* **Request**: Which lines include the word "this"? Copy each of them.

____

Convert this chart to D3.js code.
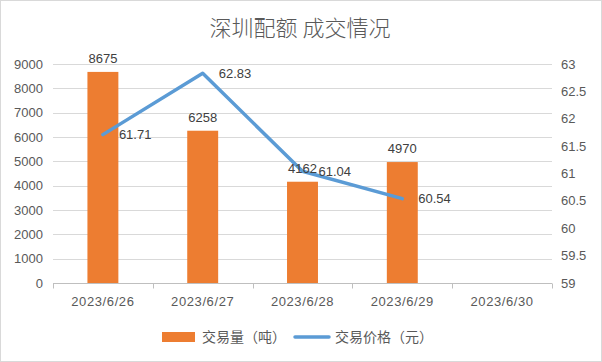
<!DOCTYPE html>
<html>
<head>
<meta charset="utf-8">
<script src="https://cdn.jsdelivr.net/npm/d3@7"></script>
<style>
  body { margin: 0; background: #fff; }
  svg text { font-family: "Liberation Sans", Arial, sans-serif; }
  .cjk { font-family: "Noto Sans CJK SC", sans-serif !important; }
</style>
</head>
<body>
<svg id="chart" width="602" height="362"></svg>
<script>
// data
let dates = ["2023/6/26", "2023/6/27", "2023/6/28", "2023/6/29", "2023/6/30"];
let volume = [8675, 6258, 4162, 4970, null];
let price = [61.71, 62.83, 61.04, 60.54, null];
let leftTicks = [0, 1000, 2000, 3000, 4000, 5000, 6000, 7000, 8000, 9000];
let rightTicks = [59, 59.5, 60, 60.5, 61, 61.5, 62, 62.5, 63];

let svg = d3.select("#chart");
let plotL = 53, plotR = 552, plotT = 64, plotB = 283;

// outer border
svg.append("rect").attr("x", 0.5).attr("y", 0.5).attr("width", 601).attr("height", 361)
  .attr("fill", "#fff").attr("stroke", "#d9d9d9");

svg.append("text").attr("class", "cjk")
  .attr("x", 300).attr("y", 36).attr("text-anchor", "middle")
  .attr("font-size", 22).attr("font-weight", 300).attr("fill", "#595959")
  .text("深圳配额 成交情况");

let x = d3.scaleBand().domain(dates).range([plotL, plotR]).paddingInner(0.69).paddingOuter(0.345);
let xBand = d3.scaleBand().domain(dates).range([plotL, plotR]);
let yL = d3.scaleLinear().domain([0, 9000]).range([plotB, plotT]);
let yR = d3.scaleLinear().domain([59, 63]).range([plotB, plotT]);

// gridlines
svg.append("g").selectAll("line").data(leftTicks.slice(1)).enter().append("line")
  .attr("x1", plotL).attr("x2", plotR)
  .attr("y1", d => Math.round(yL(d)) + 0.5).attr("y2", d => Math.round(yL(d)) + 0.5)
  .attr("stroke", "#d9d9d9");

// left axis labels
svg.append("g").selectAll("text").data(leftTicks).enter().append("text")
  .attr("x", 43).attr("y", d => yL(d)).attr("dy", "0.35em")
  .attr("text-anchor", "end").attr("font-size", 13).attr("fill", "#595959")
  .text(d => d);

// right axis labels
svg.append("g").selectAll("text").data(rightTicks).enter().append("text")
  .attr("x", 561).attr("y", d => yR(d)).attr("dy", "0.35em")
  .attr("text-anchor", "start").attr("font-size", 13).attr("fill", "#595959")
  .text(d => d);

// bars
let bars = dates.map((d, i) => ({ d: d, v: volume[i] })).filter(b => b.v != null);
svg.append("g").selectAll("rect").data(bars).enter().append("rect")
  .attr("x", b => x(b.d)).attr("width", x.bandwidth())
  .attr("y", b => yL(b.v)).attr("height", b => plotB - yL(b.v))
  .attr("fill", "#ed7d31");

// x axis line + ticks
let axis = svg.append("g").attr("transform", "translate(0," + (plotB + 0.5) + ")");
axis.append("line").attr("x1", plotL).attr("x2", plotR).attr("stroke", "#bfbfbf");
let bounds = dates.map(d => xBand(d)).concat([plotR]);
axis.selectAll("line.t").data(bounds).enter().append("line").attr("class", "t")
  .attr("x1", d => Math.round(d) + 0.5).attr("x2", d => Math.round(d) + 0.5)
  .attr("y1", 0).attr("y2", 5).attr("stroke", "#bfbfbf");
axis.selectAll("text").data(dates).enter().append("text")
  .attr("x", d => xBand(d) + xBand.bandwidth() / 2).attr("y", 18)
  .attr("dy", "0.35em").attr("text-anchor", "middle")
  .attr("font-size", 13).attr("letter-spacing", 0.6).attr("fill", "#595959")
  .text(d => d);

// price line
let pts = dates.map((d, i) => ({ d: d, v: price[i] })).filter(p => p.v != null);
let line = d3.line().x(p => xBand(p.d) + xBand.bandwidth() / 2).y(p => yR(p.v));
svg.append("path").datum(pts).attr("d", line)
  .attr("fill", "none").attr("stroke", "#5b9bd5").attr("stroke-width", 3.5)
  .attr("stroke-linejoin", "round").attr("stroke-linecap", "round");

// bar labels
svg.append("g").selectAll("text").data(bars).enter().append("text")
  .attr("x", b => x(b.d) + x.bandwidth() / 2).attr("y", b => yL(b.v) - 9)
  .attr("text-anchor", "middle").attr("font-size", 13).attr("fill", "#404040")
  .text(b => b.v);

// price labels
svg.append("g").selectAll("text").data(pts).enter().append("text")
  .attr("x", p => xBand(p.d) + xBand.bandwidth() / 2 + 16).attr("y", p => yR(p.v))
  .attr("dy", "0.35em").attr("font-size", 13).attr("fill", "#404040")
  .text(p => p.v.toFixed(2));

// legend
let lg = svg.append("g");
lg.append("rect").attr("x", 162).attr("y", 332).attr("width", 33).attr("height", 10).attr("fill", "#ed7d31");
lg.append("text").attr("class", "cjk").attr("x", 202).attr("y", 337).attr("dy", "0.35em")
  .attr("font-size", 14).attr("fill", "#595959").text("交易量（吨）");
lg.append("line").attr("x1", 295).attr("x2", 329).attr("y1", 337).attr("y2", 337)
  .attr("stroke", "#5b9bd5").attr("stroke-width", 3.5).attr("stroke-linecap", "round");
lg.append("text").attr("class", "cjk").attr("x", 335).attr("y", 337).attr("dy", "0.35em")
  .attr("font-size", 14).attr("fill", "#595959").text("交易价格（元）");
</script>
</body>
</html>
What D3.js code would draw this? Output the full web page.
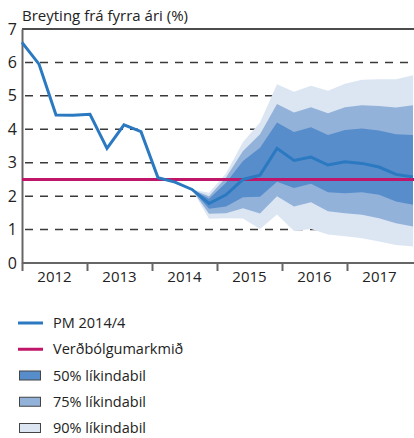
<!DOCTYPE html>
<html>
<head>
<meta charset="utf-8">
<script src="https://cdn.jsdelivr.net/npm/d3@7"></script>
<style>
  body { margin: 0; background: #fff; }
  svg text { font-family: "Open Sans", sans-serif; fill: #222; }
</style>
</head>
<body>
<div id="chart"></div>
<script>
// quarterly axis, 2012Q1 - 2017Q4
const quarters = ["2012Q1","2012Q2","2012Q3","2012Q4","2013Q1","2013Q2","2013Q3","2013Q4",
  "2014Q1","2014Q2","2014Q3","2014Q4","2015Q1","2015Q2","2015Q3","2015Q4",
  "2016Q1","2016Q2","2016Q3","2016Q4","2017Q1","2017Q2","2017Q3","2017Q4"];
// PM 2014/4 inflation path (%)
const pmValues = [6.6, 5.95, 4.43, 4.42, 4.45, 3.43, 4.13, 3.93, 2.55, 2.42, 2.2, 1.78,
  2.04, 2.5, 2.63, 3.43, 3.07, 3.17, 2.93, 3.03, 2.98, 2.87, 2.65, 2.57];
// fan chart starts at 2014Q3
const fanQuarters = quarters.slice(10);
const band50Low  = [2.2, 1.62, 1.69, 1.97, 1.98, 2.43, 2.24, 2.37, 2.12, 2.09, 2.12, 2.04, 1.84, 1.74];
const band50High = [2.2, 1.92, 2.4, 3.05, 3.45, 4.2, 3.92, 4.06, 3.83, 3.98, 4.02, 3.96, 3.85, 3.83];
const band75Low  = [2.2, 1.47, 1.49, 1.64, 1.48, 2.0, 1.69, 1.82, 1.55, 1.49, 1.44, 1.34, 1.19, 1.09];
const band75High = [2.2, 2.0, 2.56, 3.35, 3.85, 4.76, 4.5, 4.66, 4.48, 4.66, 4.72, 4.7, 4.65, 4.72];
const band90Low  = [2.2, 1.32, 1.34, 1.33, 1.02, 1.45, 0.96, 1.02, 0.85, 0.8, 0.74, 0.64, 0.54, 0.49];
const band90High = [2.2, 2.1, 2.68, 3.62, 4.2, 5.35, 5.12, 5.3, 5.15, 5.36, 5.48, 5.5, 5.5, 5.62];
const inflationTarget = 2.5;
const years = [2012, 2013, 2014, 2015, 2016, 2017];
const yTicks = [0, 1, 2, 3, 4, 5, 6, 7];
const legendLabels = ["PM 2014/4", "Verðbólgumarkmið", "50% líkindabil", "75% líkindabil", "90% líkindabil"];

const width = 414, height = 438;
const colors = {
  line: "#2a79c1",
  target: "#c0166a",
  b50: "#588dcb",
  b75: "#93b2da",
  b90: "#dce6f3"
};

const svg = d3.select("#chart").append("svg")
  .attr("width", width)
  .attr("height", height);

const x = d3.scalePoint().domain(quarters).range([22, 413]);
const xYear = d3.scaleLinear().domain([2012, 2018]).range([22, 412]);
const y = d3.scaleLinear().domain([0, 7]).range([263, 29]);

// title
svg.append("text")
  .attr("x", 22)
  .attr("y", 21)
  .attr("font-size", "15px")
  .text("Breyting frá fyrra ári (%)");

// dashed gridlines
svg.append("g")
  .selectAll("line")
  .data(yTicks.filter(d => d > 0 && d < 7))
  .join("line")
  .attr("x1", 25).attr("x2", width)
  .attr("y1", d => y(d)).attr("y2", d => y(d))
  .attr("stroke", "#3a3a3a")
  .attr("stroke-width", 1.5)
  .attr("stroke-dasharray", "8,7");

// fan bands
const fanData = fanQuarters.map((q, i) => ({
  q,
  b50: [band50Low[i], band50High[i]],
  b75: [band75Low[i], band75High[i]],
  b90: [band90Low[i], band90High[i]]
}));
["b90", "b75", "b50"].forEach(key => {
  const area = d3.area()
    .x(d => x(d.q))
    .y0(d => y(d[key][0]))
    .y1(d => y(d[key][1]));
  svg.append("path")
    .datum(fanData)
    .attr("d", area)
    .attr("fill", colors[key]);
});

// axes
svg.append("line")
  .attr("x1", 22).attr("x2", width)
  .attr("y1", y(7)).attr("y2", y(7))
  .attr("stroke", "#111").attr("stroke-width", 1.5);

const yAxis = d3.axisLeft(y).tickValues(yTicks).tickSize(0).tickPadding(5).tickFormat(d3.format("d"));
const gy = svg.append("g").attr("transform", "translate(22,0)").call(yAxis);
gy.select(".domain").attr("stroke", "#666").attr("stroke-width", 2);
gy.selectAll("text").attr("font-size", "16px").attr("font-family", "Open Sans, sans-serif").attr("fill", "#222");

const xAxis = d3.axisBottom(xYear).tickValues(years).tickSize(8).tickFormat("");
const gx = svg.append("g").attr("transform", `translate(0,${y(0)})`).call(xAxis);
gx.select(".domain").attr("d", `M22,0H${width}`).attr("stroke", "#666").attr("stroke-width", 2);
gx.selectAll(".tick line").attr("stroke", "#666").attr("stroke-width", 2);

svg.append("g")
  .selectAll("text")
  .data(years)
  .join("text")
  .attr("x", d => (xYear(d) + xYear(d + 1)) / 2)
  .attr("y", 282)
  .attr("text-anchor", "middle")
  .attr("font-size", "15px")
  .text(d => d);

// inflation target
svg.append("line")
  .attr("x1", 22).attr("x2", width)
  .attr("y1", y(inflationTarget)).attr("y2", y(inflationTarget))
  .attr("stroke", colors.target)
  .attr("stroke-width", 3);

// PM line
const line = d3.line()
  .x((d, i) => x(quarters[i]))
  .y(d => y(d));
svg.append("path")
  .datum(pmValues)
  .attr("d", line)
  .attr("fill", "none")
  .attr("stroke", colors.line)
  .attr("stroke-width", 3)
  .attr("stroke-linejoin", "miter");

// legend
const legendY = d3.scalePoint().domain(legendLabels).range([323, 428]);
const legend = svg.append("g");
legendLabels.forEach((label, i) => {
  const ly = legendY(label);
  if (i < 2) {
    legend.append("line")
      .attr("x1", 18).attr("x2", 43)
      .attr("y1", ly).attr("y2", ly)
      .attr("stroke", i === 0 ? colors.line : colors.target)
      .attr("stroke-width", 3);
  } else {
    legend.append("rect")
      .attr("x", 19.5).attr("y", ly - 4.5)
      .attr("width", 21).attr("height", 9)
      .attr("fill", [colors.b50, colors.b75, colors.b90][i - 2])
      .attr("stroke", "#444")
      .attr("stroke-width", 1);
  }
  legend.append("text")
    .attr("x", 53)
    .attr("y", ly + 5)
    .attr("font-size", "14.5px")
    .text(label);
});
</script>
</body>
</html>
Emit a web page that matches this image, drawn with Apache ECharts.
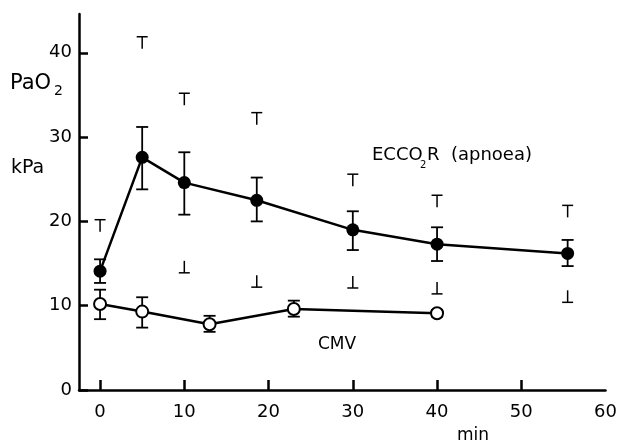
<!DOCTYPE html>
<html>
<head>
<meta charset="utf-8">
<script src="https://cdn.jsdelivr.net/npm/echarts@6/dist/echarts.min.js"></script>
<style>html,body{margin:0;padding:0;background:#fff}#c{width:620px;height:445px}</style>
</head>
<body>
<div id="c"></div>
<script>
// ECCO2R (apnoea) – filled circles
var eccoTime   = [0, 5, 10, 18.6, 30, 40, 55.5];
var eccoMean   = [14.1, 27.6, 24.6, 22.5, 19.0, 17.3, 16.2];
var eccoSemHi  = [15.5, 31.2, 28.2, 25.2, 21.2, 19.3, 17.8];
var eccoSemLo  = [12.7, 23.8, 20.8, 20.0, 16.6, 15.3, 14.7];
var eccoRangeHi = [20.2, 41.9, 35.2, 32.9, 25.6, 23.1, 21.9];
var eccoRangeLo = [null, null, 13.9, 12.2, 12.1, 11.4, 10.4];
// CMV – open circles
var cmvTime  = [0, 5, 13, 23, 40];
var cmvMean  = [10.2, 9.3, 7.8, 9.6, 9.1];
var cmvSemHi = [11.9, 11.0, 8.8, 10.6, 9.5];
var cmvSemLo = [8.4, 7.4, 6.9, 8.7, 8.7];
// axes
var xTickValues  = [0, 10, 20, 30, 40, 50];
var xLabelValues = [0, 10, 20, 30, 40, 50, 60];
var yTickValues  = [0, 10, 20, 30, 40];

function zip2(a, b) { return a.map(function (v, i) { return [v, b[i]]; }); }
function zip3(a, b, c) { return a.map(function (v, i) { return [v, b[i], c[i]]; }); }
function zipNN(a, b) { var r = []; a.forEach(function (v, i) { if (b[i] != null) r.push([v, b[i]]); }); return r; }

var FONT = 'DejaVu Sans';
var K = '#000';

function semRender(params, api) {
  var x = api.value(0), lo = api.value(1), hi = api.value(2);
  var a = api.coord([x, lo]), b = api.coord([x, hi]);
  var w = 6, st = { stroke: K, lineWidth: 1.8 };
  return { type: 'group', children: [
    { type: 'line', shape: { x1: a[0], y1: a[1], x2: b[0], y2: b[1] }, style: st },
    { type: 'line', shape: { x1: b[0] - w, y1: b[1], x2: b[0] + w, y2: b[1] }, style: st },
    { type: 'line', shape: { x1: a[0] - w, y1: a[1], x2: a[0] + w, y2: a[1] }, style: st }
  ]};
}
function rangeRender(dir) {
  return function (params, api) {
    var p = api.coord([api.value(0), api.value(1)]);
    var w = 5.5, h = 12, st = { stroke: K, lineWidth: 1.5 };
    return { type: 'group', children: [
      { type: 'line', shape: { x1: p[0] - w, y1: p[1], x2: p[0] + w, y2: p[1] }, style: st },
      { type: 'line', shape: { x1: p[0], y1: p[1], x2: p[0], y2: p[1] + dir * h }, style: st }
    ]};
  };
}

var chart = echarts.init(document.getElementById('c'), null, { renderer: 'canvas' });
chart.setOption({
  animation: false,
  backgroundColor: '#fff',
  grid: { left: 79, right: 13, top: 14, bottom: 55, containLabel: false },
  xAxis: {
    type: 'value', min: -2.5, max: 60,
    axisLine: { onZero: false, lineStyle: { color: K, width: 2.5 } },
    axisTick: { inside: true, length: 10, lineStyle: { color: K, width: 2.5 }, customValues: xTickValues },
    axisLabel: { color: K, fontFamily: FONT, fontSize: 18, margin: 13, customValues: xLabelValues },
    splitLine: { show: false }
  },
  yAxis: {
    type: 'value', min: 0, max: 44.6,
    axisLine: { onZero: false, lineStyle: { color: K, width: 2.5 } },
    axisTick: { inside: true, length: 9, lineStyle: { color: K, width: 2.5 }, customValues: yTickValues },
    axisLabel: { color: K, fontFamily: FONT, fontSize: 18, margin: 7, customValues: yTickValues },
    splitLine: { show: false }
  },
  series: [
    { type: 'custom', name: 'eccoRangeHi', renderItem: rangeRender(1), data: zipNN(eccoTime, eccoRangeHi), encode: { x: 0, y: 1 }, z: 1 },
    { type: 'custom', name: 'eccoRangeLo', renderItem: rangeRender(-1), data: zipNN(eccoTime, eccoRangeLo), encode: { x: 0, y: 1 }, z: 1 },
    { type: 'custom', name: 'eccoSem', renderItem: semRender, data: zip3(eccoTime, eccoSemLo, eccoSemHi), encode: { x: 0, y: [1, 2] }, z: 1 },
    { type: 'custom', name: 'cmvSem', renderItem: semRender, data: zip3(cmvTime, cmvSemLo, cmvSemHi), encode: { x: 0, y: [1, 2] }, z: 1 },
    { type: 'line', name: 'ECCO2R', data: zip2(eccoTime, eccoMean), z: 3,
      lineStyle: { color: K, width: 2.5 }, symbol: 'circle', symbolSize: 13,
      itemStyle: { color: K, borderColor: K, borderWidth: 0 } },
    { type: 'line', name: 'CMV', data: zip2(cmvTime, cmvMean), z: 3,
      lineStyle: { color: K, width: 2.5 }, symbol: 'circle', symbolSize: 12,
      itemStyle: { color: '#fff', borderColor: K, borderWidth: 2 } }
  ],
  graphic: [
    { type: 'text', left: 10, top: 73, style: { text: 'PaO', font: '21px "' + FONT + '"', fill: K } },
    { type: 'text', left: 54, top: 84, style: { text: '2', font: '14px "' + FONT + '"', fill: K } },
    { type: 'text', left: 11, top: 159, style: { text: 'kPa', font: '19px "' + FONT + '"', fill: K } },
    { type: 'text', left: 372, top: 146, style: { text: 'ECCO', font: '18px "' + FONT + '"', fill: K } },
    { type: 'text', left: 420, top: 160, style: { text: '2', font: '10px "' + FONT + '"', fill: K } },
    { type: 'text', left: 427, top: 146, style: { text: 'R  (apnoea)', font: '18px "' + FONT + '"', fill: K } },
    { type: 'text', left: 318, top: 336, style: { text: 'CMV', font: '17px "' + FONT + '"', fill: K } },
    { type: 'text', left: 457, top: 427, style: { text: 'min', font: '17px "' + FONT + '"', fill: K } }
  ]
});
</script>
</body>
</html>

____

* **Task output**:
Convert this chart to D3.js code.
What D3.js code would draw this? Output the full web page.
Emit a web page that matches this image, drawn with Apache ECharts.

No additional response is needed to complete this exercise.